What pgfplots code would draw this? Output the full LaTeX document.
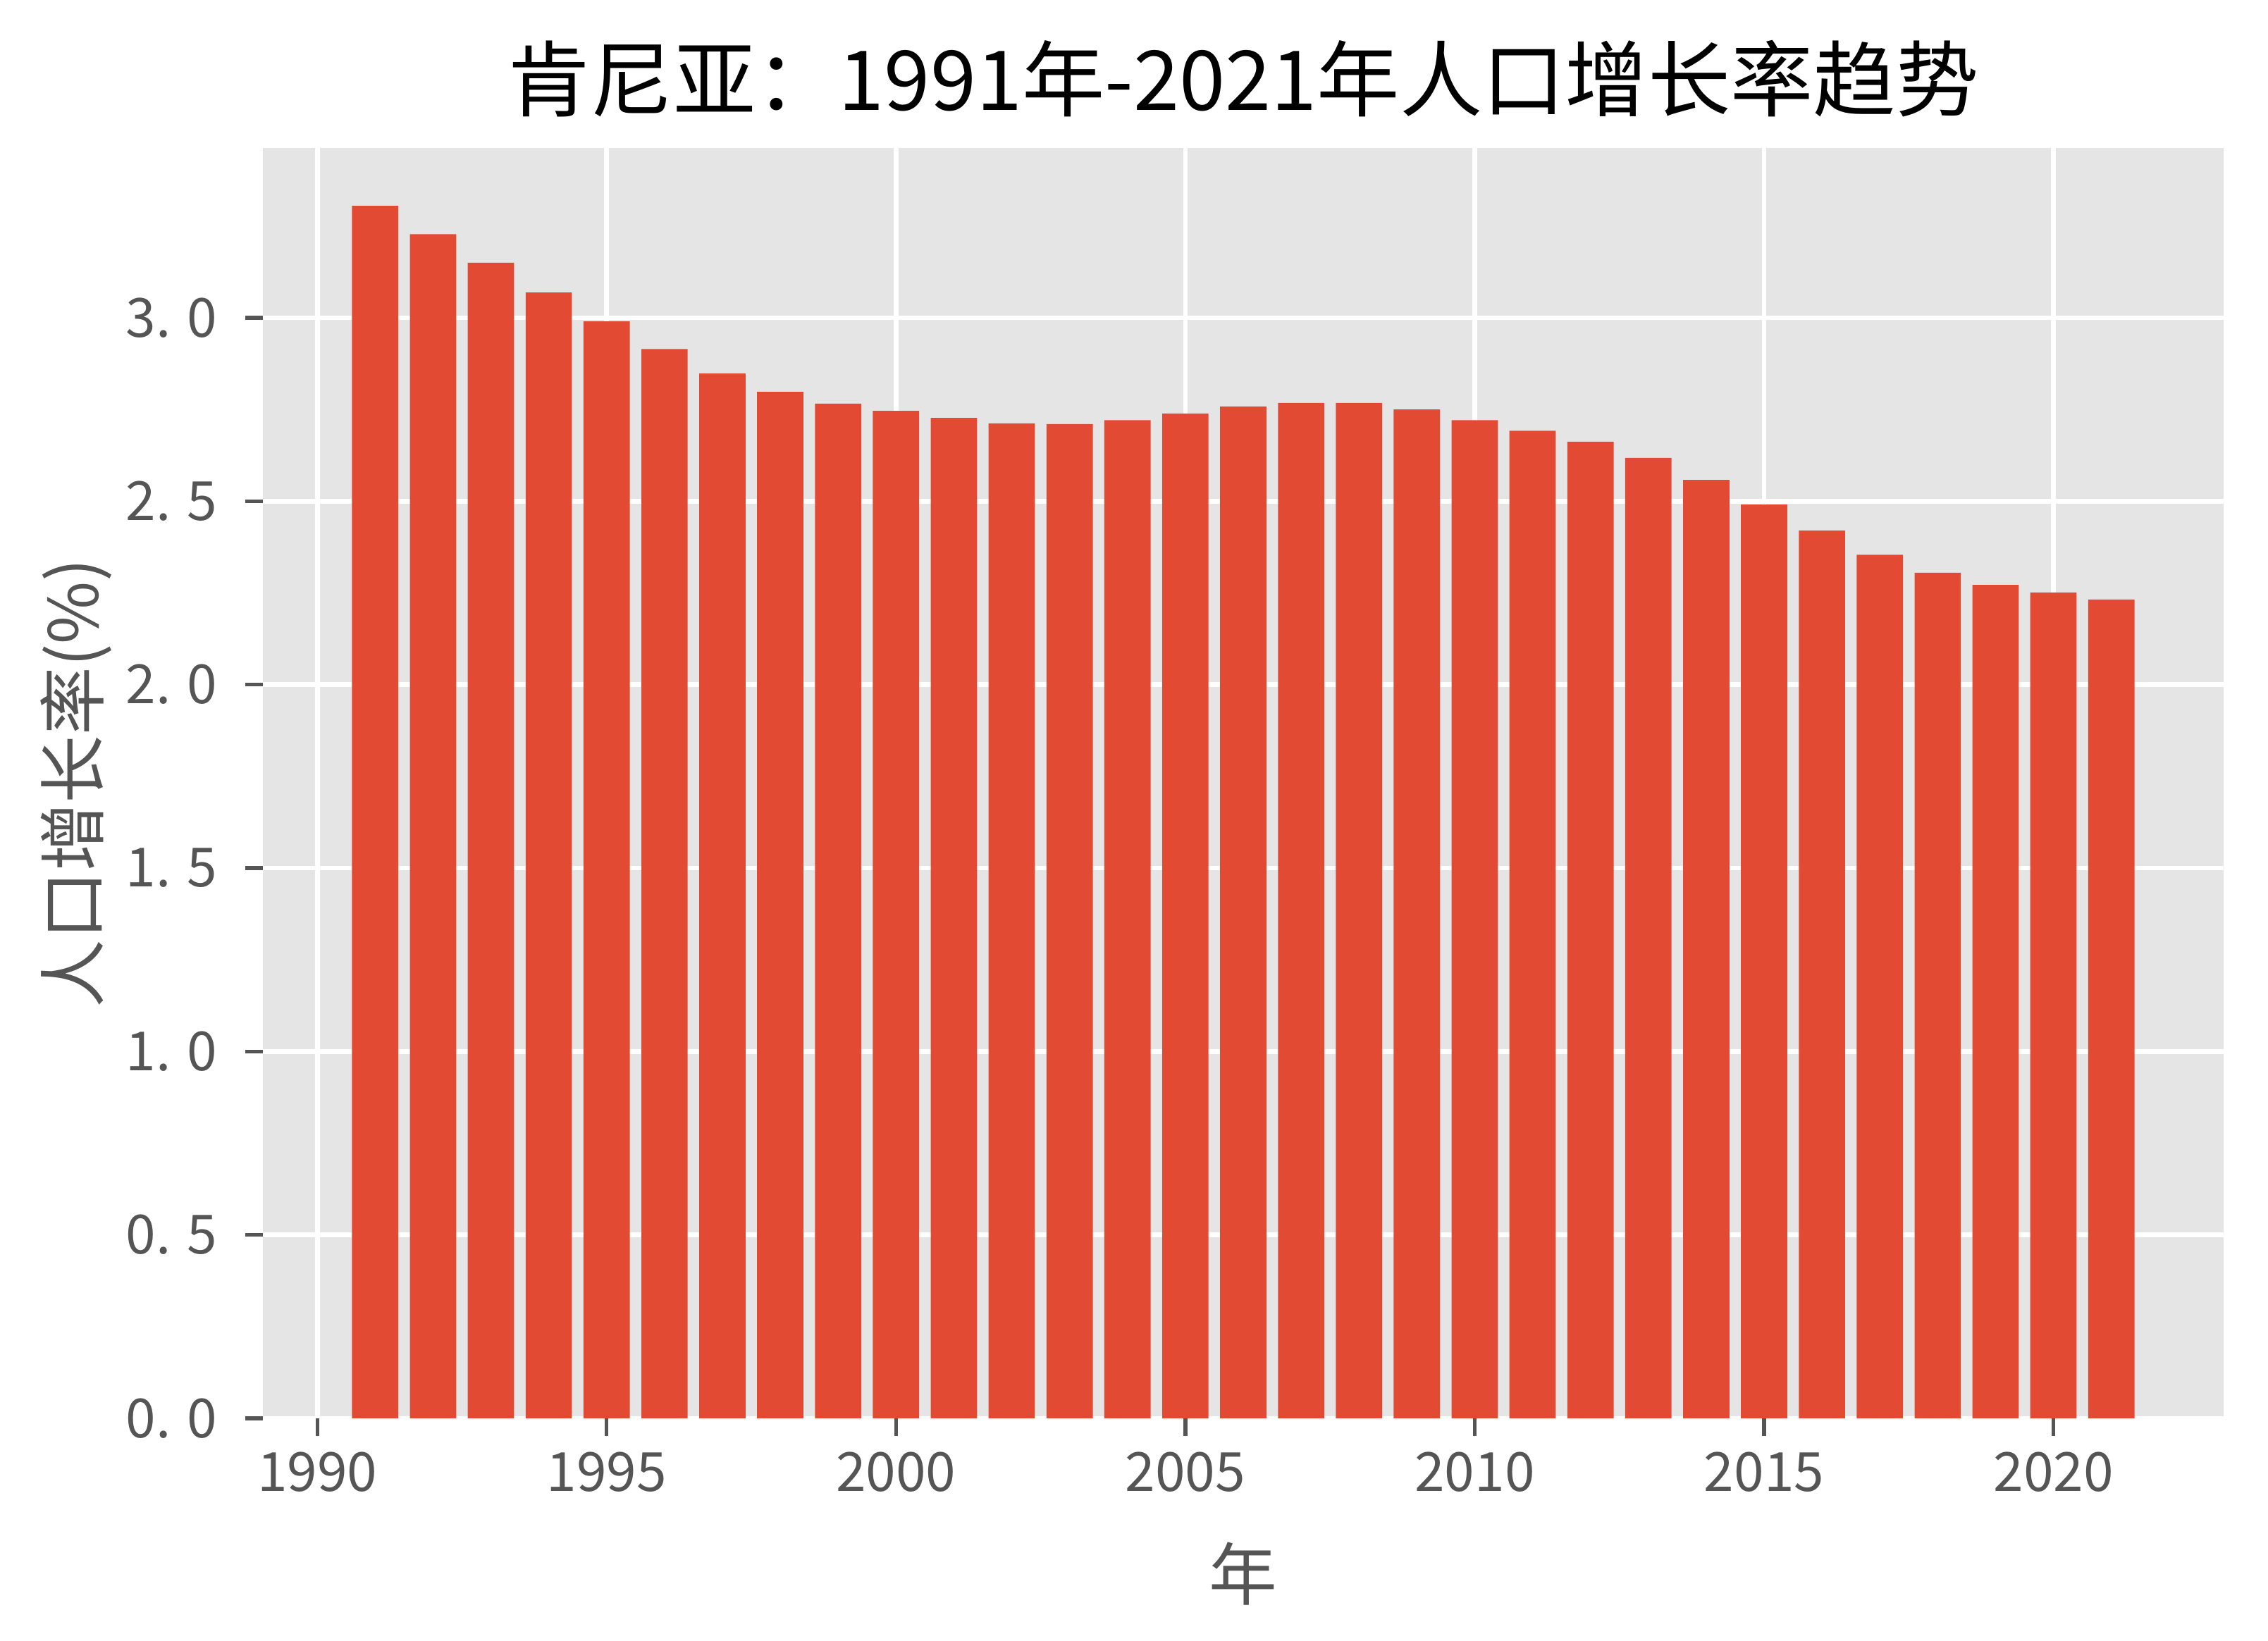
\documentclass[border=0pt]{standalone}
\usepackage{fontspec}
\setmainfont{Noto Sans CJK SC}
\usepackage{pgfplots}
\usepackage{pgfplotstable}
\pgfplotsset{compat=1.18}

\definecolor{barred}{HTML}{E24A33}
\definecolor{panel}{HTML}{E5E5E5}
\definecolor{inkgray}{HTML}{555555}

% Kenya population growth rate (%)
\pgfplotstableread{
year rate
1991 3.305
1992 3.228
1993 3.150
1994 3.069
1995 2.990
1996 2.915
1997 2.848
1998 2.798
1999 2.766
2000 2.746
2001 2.727
2002 2.712
2003 2.710
2004 2.721
2005 2.739
2006 2.758
2007 2.768
2008 2.768
2009 2.750
2010 2.721
2011 2.692
2012 2.662
2013 2.618
2014 2.558
2015 2.491
2016 2.420
2017 2.354
2018 2.305
2019 2.272
2020 2.251
2021 2.232
}\growth

\begin{document}
\begin{tikzpicture}
\useasboundingbox (-55.95pt,-47.4pt) rectangle (426.75pt,301.95pt);
\begin{axis}[
    at={(0pt,0pt)}, anchor=south west,
    scale only axis, width=417.3pt, height=270.45pt,
    xmin=1989.06, xmax=2022.94, ymin=0, ymax=3.463,
    axis background/.style={fill=panel},
    axis line style={draw=none},
    grid=major, grid style={white, line width=1pt},
    tick align=outside, xtick pos=bottom, ytick pos=left,
    major tick length=3.7pt,
    tick style={inkgray, line width=0.8pt},
    xtick={1990,1995,2000,2005,2010,2015,2020},
    xticklabels={1990,1995,2000,2005,2010,2015,2020},
    ytick={0,0.5,1,1.5,2,2.5,3},
    yticklabels={0.\hspace{0.3em}0,0.\hspace{0.3em}5,1.\hspace{0.3em}0,1.\hspace{0.3em}5,2.\hspace{0.3em}0,2.\hspace{0.3em}5,3.\hspace{0.3em}0},
    ticklabel style={font=\fontsize{11.5}{13}\selectfont, text=inkgray},
    yticklabel style={xshift=-2.5pt},
    title={肯尼亚：1991年-2021年人口增长率趋势},
    title style={font=\fontsize{17.6}{21}\selectfont, at={(axis description cs:0.5,1.0015)}, anchor=south, inner sep=0pt},
    xlabel={年}, ylabel={人口增长率(\%)},
    label style={font=\fontsize{14.5}{17}\selectfont, text=inkgray},
    xlabel style={at={(axis description cs:0.5,-0.1226)}, anchor=center},
    ylabel style={at={(axis description cs:-0.0954,0.5)}, anchor=center},
]
\addplot[ybar, bar width=0.8, fill=barred, draw=none] table[x=year, y=rate]{\growth};
\end{axis}
\end{tikzpicture}
\end{document}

■ ■ ■ ■

* SET TASK *
Reproduce the whole listing above word for word, but not its pictures.

* EXPECTED OUTPUT *
What pgfplots code would draw this? Output the full LaTeX document.
\documentclass[border=0pt]{standalone}
\usepackage{fontspec}
\setmainfont{Noto Sans CJK SC}
\usepackage{pgfplots}
\usepackage{pgfplotstable}
\pgfplotsset{compat=1.18}

\definecolor{barred}{HTML}{E24A33}
\definecolor{panel}{HTML}{E5E5E5}
\definecolor{inkgray}{HTML}{555555}

% Kenya population growth rate (%)
\pgfplotstableread{
year rate
1991 3.305
1992 3.228
1993 3.150
1994 3.069
1995 2.990
1996 2.915
1997 2.848
1998 2.798
1999 2.766
2000 2.746
2001 2.727
2002 2.712
2003 2.710
2004 2.721
2005 2.739
2006 2.758
2007 2.768
2008 2.768
2009 2.750
2010 2.721
2011 2.692
2012 2.662
2013 2.618
2014 2.558
2015 2.491
2016 2.420
2017 2.354
2018 2.305
2019 2.272
2020 2.251
2021 2.232
}\growth

\begin{document}
\begin{tikzpicture}
\useasboundingbox (-55.95pt,-47.4pt) rectangle (426.75pt,301.95pt);
\begin{axis}[
    at={(0pt,0pt)}, anchor=south west,
    scale only axis, width=417.3pt, height=270.45pt,
    xmin=1989.06, xmax=2022.94, ymin=0, ymax=3.463,
    axis background/.style={fill=panel},
    axis line style={draw=none},
    grid=major, grid style={white, line width=1pt},
    tick align=outside, xtick pos=bottom, ytick pos=left,
    major tick length=3.7pt,
    tick style={inkgray, line width=0.8pt},
    xtick={1990,1995,2000,2005,2010,2015,2020},
    xticklabels={1990,1995,2000,2005,2010,2015,2020},
    ytick={0,0.5,1,1.5,2,2.5,3},
    yticklabels={0.\hspace{0.3em}0,0.\hspace{0.3em}5,1.\hspace{0.3em}0,1.\hspace{0.3em}5,2.\hspace{0.3em}0,2.\hspace{0.3em}5,3.\hspace{0.3em}0},
    ticklabel style={font=\fontsize{11.5}{13}\selectfont, text=inkgray},
    yticklabel style={xshift=-2.5pt},
    title={肯尼亚：1991年-2021年人口增长率趋势},
    title style={font=\fontsize{17.6}{21}\selectfont, at={(axis description cs:0.5,1.0015)}, anchor=south, inner sep=0pt},
    xlabel={年}, ylabel={人口增长率(\%)},
    label style={font=\fontsize{14.5}{17}\selectfont, text=inkgray},
    xlabel style={at={(axis description cs:0.5,-0.1226)}, anchor=center},
    ylabel style={at={(axis description cs:-0.0954,0.5)}, anchor=center},
]
\addplot[ybar, bar width=0.8, fill=barred, draw=none] table[x=year, y=rate]{\growth};
\end{axis}
\end{tikzpicture}
\end{document}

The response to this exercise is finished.